# Short task
Every line in the listing below from the one with "Convert this diagram to TikZ code." through the one with "(W) at (543.5,60)" is to be reproduced exactly, both ends included; leave out the rest.

Entries with chart source code:

__________

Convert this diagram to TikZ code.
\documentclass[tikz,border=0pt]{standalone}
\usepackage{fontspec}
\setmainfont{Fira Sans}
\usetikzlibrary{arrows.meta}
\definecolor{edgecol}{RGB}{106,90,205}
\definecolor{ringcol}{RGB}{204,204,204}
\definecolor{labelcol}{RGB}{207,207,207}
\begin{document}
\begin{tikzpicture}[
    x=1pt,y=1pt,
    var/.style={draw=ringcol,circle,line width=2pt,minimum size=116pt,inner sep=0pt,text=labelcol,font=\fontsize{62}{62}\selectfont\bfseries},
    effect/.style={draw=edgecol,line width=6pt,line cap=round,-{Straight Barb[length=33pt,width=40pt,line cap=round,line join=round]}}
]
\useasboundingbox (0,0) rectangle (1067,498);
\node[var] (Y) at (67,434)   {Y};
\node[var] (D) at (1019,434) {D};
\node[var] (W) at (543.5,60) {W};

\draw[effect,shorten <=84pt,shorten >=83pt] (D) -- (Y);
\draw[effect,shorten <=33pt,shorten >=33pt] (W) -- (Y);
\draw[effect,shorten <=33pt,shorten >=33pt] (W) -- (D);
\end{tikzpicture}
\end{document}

__________

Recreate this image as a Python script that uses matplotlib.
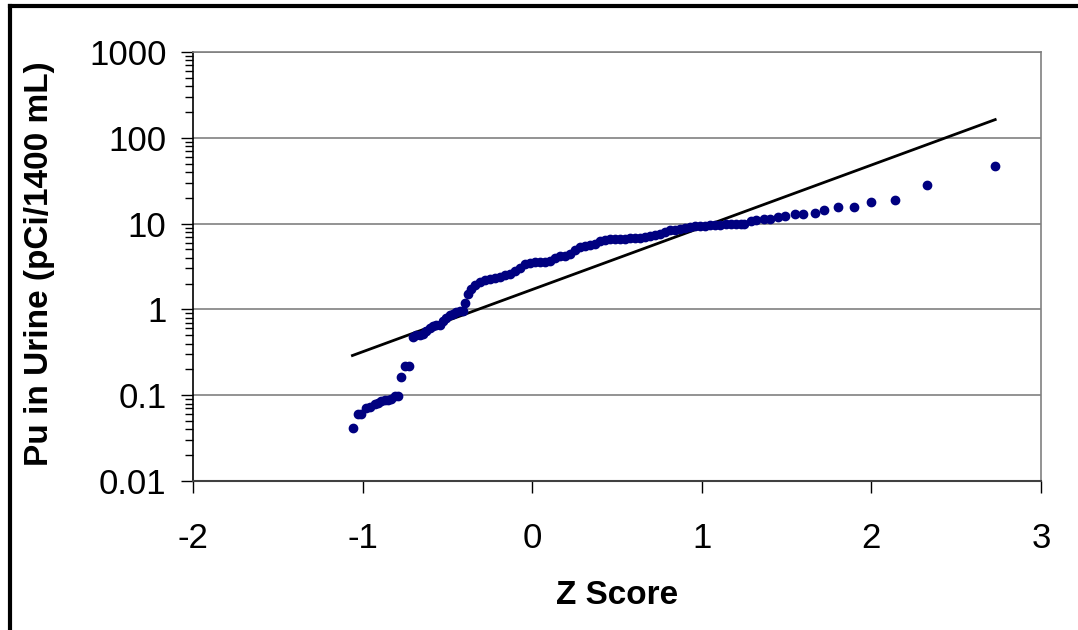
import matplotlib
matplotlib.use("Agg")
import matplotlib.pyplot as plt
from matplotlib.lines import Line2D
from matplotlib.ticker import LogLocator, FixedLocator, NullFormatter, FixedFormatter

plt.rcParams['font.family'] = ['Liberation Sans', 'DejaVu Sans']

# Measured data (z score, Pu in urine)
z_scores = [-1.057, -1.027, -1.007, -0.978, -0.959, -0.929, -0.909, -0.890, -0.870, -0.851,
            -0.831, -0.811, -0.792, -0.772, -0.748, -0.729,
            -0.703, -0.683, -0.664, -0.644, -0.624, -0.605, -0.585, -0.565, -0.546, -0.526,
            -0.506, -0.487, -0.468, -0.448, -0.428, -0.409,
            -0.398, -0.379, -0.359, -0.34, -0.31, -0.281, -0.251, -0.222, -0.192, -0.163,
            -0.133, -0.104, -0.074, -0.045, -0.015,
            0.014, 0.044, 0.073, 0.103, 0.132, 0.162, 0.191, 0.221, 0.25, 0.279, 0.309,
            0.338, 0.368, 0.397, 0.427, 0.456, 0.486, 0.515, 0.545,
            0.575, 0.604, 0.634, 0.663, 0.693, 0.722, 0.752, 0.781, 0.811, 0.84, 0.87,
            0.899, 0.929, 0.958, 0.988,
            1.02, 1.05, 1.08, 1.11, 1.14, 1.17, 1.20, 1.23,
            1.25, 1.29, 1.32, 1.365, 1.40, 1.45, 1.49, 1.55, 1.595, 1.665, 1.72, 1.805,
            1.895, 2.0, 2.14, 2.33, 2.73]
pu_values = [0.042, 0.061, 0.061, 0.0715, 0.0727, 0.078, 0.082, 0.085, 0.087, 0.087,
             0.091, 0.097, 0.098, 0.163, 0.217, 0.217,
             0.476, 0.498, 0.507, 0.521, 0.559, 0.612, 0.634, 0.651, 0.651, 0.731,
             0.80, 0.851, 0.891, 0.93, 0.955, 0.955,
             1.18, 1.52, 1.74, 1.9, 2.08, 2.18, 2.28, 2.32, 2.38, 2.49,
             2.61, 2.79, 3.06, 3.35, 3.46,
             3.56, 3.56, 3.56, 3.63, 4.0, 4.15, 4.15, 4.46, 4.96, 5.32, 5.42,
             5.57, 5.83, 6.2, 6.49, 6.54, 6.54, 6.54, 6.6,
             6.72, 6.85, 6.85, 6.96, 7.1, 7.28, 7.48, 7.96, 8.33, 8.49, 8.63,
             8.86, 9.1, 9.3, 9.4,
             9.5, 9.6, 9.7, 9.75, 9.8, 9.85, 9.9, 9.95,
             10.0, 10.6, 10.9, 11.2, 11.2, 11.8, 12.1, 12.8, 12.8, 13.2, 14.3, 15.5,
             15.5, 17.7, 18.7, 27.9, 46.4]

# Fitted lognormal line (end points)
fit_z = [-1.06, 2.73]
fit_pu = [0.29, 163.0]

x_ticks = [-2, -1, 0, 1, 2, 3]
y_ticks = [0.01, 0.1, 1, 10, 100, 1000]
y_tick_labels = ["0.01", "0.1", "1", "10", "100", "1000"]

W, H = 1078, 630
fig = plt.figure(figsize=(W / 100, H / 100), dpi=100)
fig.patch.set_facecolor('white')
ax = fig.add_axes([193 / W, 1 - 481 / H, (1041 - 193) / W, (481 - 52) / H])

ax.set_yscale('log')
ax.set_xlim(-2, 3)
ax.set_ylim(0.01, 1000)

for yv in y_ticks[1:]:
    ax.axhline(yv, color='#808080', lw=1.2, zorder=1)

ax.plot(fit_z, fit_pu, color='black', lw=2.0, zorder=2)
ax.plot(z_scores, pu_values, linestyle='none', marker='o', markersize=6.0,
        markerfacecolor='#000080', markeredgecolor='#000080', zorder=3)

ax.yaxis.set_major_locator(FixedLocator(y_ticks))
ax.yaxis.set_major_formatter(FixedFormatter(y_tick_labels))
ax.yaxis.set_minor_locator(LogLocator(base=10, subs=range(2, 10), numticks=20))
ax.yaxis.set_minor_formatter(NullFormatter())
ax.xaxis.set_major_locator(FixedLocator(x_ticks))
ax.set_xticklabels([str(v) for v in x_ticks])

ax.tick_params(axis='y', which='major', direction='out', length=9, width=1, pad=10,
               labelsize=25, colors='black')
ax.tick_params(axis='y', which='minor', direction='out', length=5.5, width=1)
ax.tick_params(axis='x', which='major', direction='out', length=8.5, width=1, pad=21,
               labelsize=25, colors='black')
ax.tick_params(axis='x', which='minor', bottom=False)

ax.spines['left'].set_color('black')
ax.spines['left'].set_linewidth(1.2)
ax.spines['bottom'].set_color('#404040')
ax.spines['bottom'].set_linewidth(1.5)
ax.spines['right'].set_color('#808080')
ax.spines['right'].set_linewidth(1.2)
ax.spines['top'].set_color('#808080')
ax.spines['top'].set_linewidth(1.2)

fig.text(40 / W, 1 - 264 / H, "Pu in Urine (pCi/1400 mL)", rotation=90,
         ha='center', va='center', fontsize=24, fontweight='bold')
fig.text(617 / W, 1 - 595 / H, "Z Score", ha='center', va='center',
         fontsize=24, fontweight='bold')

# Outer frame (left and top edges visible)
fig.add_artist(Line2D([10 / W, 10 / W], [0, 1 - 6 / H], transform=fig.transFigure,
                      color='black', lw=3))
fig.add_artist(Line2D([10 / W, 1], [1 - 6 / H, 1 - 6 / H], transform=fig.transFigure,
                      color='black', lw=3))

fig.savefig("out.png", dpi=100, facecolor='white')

__________

# Output of the exercise
Convert this diagram to TikZ code.
\documentclass[tikz,border=0pt]{standalone}
\usepackage{fontspec}
\setmainfont{Fira Sans}
\usetikzlibrary{arrows.meta}
\definecolor{edgecol}{RGB}{106,90,205}
\definecolor{ringcol}{RGB}{204,204,204}
\definecolor{labelcol}{RGB}{207,207,207}
\begin{document}
\begin{tikzpicture}[
    x=1pt,y=1pt,
    var/.style={draw=ringcol,circle,line width=2pt,minimum size=116pt,inner sep=0pt,text=labelcol,font=\fontsize{62}{62}\selectfont\bfseries},
    effect/.style={draw=edgecol,line width=6pt,line cap=round,-{Straight Barb[length=33pt,width=40pt,line cap=round,line join=round]}}
]
\useasboundingbox (0,0) rectangle (1067,498);
\node[var] (Y) at (67,434)   {Y};
\node[var] (D) at (1019,434) {D};
\node[var] (W) at (543.5,60) {W};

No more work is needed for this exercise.